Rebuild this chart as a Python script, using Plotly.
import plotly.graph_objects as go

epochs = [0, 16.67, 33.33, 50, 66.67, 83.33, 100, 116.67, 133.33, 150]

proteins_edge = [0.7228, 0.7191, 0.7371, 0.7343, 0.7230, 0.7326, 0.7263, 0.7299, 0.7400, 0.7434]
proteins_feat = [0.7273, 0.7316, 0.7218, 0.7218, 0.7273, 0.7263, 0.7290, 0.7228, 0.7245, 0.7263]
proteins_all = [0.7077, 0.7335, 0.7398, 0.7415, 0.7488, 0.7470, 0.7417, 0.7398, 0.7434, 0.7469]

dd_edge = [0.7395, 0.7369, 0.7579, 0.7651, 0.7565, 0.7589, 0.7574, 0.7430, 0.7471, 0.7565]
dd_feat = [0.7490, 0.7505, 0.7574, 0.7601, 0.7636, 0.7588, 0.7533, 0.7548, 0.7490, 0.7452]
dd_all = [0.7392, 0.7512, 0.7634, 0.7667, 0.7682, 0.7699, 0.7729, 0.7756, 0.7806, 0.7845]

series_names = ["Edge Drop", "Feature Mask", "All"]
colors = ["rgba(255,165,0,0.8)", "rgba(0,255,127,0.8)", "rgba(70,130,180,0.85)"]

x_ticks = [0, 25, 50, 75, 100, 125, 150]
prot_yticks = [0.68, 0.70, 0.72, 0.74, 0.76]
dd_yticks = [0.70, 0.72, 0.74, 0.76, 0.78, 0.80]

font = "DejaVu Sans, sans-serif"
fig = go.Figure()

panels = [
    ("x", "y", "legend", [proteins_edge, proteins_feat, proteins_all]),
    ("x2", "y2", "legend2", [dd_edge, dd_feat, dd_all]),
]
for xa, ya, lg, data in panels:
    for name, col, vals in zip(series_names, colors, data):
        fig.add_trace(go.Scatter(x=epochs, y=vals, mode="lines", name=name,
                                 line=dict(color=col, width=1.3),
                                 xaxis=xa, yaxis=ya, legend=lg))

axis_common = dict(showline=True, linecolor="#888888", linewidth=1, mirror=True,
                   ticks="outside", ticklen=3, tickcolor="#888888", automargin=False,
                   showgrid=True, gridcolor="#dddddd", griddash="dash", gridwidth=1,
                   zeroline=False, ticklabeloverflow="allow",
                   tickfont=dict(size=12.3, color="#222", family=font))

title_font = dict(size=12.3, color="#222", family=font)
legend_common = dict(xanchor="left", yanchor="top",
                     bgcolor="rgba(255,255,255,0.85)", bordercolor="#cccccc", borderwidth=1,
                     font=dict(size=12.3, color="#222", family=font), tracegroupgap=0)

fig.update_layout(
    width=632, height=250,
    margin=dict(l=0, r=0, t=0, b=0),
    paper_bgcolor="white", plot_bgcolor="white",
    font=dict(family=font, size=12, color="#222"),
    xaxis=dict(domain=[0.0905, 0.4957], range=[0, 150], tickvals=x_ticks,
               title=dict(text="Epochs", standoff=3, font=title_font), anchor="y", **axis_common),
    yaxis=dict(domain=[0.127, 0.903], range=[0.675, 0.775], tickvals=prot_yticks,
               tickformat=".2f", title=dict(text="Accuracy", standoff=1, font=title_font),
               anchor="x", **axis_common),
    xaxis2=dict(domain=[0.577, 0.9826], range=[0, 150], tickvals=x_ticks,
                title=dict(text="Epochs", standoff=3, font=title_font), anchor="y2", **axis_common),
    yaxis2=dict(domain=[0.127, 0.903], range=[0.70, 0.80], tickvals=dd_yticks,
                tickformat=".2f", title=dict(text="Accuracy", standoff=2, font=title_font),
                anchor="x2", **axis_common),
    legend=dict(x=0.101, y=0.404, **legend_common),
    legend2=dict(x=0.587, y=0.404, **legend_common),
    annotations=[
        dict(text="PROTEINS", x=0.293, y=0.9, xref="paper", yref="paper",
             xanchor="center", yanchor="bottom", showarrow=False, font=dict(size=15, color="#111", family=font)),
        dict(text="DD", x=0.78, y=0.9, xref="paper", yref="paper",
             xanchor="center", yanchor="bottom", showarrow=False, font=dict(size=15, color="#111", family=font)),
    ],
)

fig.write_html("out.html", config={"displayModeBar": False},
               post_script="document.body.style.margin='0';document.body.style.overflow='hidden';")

^^^^^^^^^^^^^^^^

* DO THIS
Every line above should be retyped exactly as given.

* RESULT OF THIS TASK
Rebuild this chart as a Python script, using Plotly.
import plotly.graph_objects as go

epochs = [0, 16.67, 33.33, 50, 66.67, 83.33, 100, 116.67, 133.33, 150]

proteins_edge = [0.7228, 0.7191, 0.7371, 0.7343, 0.7230, 0.7326, 0.7263, 0.7299, 0.7400, 0.7434]
proteins_feat = [0.7273, 0.7316, 0.7218, 0.7218, 0.7273, 0.7263, 0.7290, 0.7228, 0.7245, 0.7263]
proteins_all = [0.7077, 0.7335, 0.7398, 0.7415, 0.7488, 0.7470, 0.7417, 0.7398, 0.7434, 0.7469]

dd_edge = [0.7395, 0.7369, 0.7579, 0.7651, 0.7565, 0.7589, 0.7574, 0.7430, 0.7471, 0.7565]
dd_feat = [0.7490, 0.7505, 0.7574, 0.7601, 0.7636, 0.7588, 0.7533, 0.7548, 0.7490, 0.7452]
dd_all = [0.7392, 0.7512, 0.7634, 0.7667, 0.7682, 0.7699, 0.7729, 0.7756, 0.7806, 0.7845]

series_names = ["Edge Drop", "Feature Mask", "All"]
colors = ["rgba(255,165,0,0.8)", "rgba(0,255,127,0.8)", "rgba(70,130,180,0.85)"]

x_ticks = [0, 25, 50, 75, 100, 125, 150]
prot_yticks = [0.68, 0.70, 0.72, 0.74, 0.76]
dd_yticks = [0.70, 0.72, 0.74, 0.76, 0.78, 0.80]

font = "DejaVu Sans, sans-serif"
fig = go.Figure()

panels = [
    ("x", "y", "legend", [proteins_edge, proteins_feat, proteins_all]),
    ("x2", "y2", "legend2", [dd_edge, dd_feat, dd_all]),
]
for xa, ya, lg, data in panels:
    for name, col, vals in zip(series_names, colors, data):
        fig.add_trace(go.Scatter(x=epochs, y=vals, mode="lines", name=name,
                                 line=dict(color=col, width=1.3),
                                 xaxis=xa, yaxis=ya, legend=lg))

axis_common = dict(showline=True, linecolor="#888888", linewidth=1, mirror=True,
                   ticks="outside", ticklen=3, tickcolor="#888888", automargin=False,
                   showgrid=True, gridcolor="#dddddd", griddash="dash", gridwidth=1,
                   zeroline=False, ticklabeloverflow="allow",
                   tickfont=dict(size=12.3, color="#222", family=font))

title_font = dict(size=12.3, color="#222", family=font)
legend_common = dict(xanchor="left", yanchor="top",
                     bgcolor="rgba(255,255,255,0.85)", bordercolor="#cccccc", borderwidth=1,
                     font=dict(size=12.3, color="#222", family=font), tracegroupgap=0)

fig.update_layout(
    width=632, height=250,
    margin=dict(l=0, r=0, t=0, b=0),
    paper_bgcolor="white", plot_bgcolor="white",
    font=dict(family=font, size=12, color="#222"),
    xaxis=dict(domain=[0.0905, 0.4957], range=[0, 150], tickvals=x_ticks,
               title=dict(text="Epochs", standoff=3, font=title_font), anchor="y", **axis_common),
    yaxis=dict(domain=[0.127, 0.903], range=[0.675, 0.775], tickvals=prot_yticks,
               tickformat=".2f", title=dict(text="Accuracy", standoff=1, font=title_font),
               anchor="x", **axis_common),
    xaxis2=dict(domain=[0.577, 0.9826], range=[0, 150], tickvals=x_ticks,
                title=dict(text="Epochs", standoff=3, font=title_font), anchor="y2", **axis_common),
    yaxis2=dict(domain=[0.127, 0.903], range=[0.70, 0.80], tickvals=dd_yticks,
                tickformat=".2f", title=dict(text="Accuracy", standoff=2, font=title_font),
                anchor="x2", **axis_common),
    legend=dict(x=0.101, y=0.404, **legend_common),
    legend2=dict(x=0.587, y=0.404, **legend_common),
    annotations=[
        dict(text="PROTEINS", x=0.293, y=0.9, xref="paper", yref="paper",
             xanchor="center", yanchor="bottom", showarrow=False, font=dict(size=15, color="#111", family=font)),
        dict(text="DD", x=0.78, y=0.9, xref="paper", yref="paper",
             xanchor="center", yanchor="bottom", showarrow=False, font=dict(size=15, color="#111", family=font)),
    ],
)

fig.write_html("out.html", config={"displayModeBar": False},
               post_script="document.body.style.margin='0';document.body.style.overflow='hidden';")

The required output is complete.